CNN论文研读之AlexNet及Tensorflow实现 -大数据频道专区

CNN论文研读之AlexNet及Tensorflow实现

作者： louwill 编辑：赵钰莹 2018-07-26 09:05 来源：数据科学家养成

　　【IT168 评论】在 Yann Lecun 提出 Le-Net5 之后的十几年内，由于神经网络本身较差的可解释性以及受限于计算能力的影响，神经网络发展缓慢且在较长一段时间内处于低谷。2012年，深度学习三巨头之一、具有神经网络之父之称的 Geoffrey Hinton 的学生 Alex Krizhevsky 率先提出了 AlexNet，并在当年度的 ILSVRC(ImageNet大规模视觉挑战赛)以显著的优势获得当届冠军，top-5 的错误率降至了 16.4%，相比于第二名 26.2% 的错误率有了极大的提升。这一成绩引起了学界和业界的极大关注，计算机视觉也开始逐渐进入深度学习主导的时代。

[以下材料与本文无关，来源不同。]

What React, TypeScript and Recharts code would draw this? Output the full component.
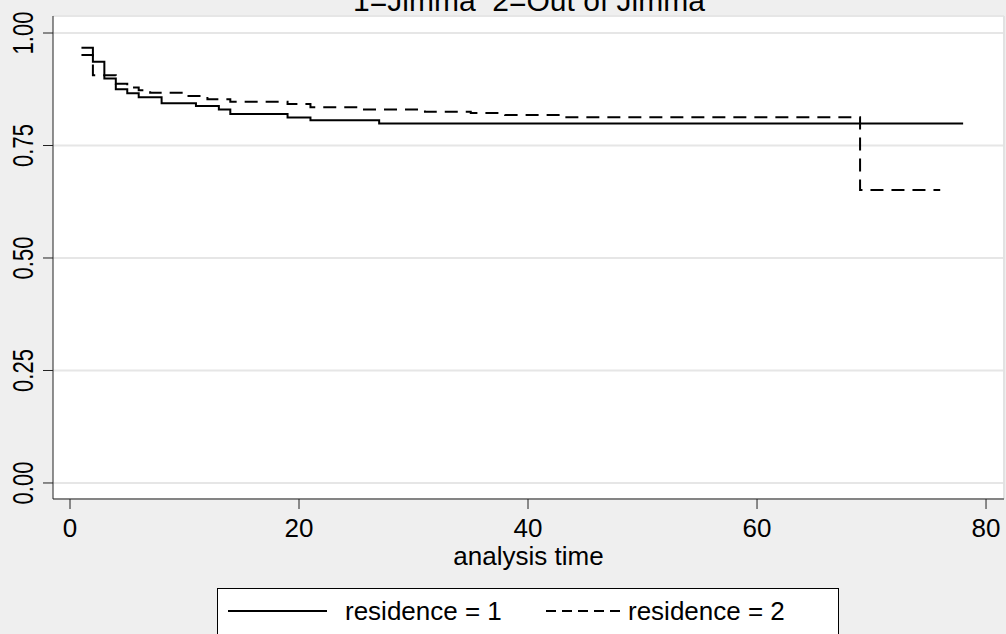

　　AlexNet 继承了 LeCun 的 Le-Net5 思想，将卷积神经网络的发展到很宽很深的网络当中，相较于 Le-Net5 的六万个参数，AlexNet 包含了 6 亿三千万条连接，6000 万个参数和 65 万个神经元，其网络结构包括 5 层卷积，其中第一、第二和第五层卷积后面连接了最大池化层，然后是 3 个全连接层。AlexNet 的创新点在于：

　　首次成功使用 relu 作为激活函数，使其在较深的网络上效果超过传统的 sigmoid 激活函数，极大的缓解了梯度消失问题。

　　首次在实践中发挥了 dropout 的作用，为全连接层添加 dropout 防止过拟合。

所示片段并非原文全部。